PICO DA VIGIA 2
Pessoas, costumes, estórias e tradições da Fajã Grande das Flores e outros temas.
AS PELES DAS OVELHAS
Na Fajã Grande, salvo raras excepções, as ovelhas eram criadas no mato, à solta, todas em conjunto, sendo recolhidas para a tosquia duas vezes por ano, nos chamados dias de “Fio”. Um em Março outro em Setembro.
Muitas famílias, num ou noutro desses dias, para além de sacos e sacos de lã, traziam do mato para casa uma ovelha ou um carneiro, para abater, conseguindo, assim, melhorar o seu cardápio, nos dias subsequentes ao “Fio” ou então guardavam e alimentavam o ovino até à altura da festa mais próxima ou mais importante, a fim de, nesses dias, garantir refeições melhoradas, uma vez que a carne de vaca, para além de cara, rareava na freguesia.

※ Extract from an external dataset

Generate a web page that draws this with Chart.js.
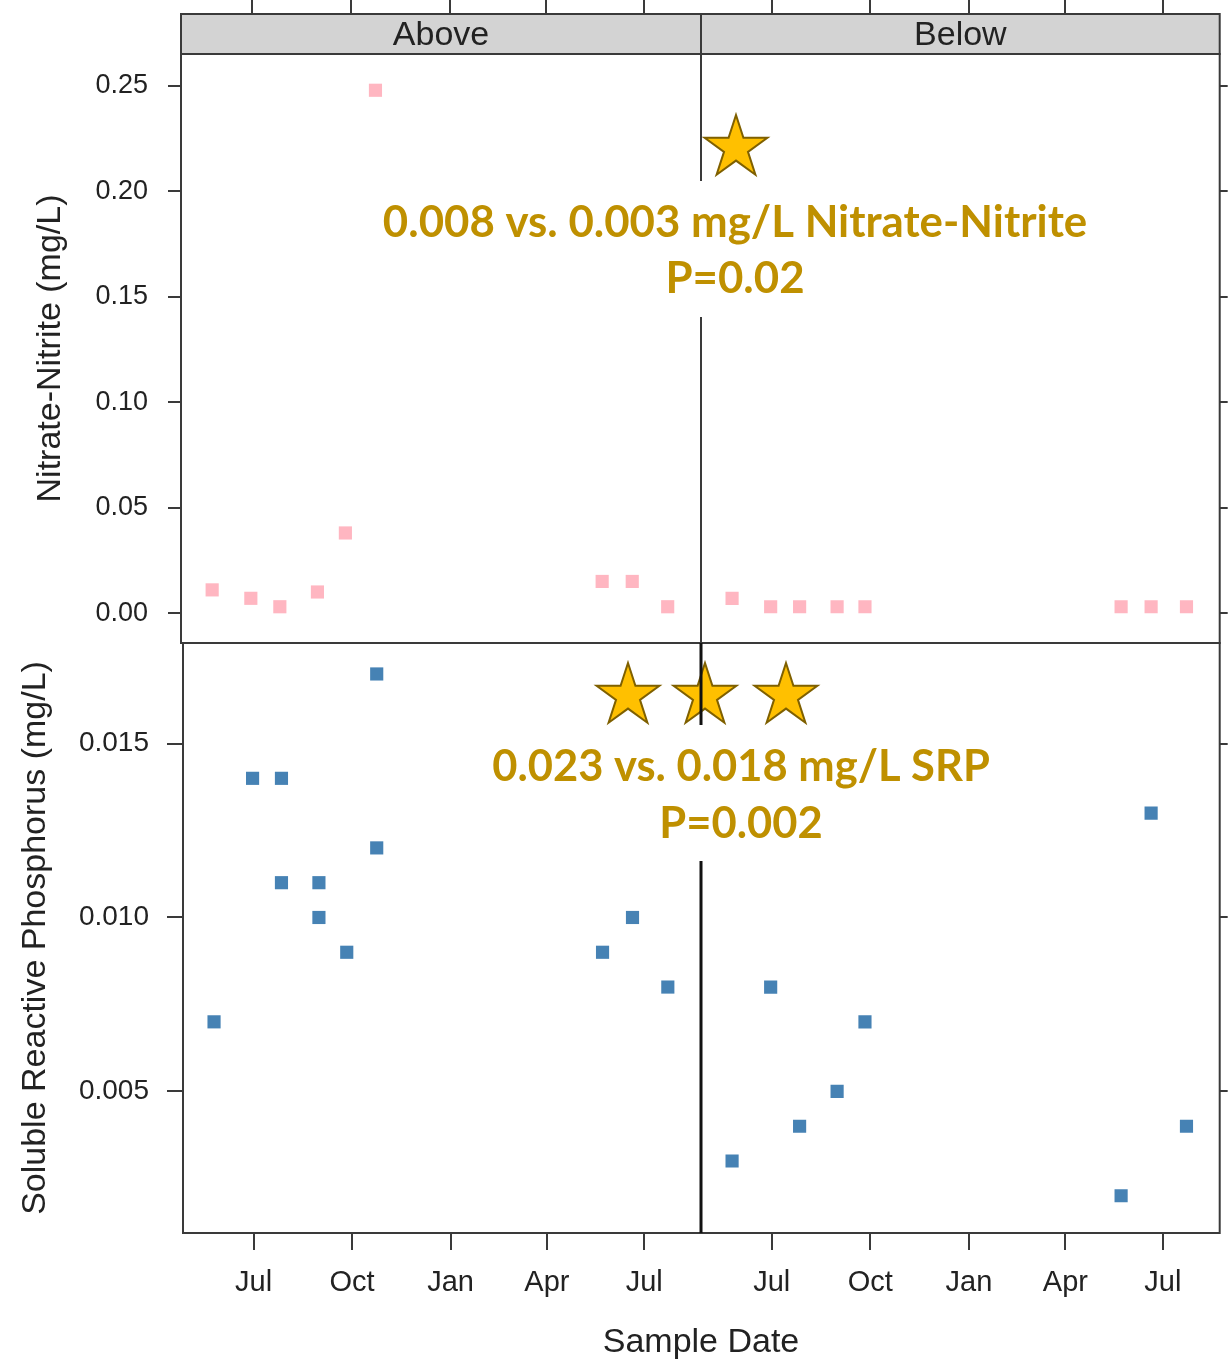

Mas não era apenas a carne que se aproveitava do ovino abatido. Primeiro a ovelha ou carneiro era tosquiado com muito cuidado, a fim de que a pouca lã que lhe sobrasse no corpo ficasse muito bem aparada e direitinha. Só então se matava o bicho, esfolando-o também com tal cuidado que a sua pele ficasse totalmente inteira e sã, a fim de ser aproveitada para uso doméstico. Para tal, limpava-se muito bem do sangue e das gorduras e depois esticava-se com umas canas pontiagudas nas extremidades. Duas prendiam-se na pele correspondente às patas dianteiras, cruzavam-se sobre o lombo e voltavam a prender-se nas patas traseiras, formando um X. Depois e com uma terceira cana esticavam-se as pontas abertas da barriga, cruzando-a sobre as primeiras de forma a formar uma espécie de papagaio de papel. Assim, bem esticada, a pele aguardava por um dia que fosse de cozer pão, a fim de que, retiradas as brasas, depois do forno estar aquecido, estas fossem colocadas sobre a pele, queimando-a e secando-a como se fosse a pele de um tambor. Esta operação repetia-se tantas vezes quantas fossem necessária para a pele ficar bem seca, bem queimada e bem esticada. Finalmente a pele era muito bem lavada de ambos os lados e colocada ao sol, a secar. Estava assim conseguido uma espécie de pequeno lençol que era colocado sobre os colchões de casca ou de palha dos berços dos bebés ou das camas de alguma criança maior, mas ainda incontinente. A pele da ovelha funcionava assim como uma espécie de lençol, acolchoado e impermeável que tinha uma dupla função: aquecer o corpinho do pequerrucho e impedir que o chichi, eventualmente expelido durante a noite, não alagasse os lençóis e os colchões das camas ou dos berços.
Na Fajã Grande, as peles das ovelhas, os primeiros animais a serem domesticados pelo homem, cerca de 9000 anos antes do Nascimento de Cristo, para quem não tinha crianças ou abatia mais do que uma ovelha, eram utilizadas como capachos e tapetes, colocados sobretudo nas salas e mais ainda nos quartos de dormir, onde as pessoas geralmente andavam descalças e com os pés lavados. Acrescente-se que estes tapetes eram de grande utilidade por quanto a lã das ovelhas para além de repelir as nódoas era muito resistente, pelo que estes tapetes e capachos tinham longa duração. Para os obter, o processo de secagem das peles era igual ao realizado para transformar as peles em lençóis para os berços.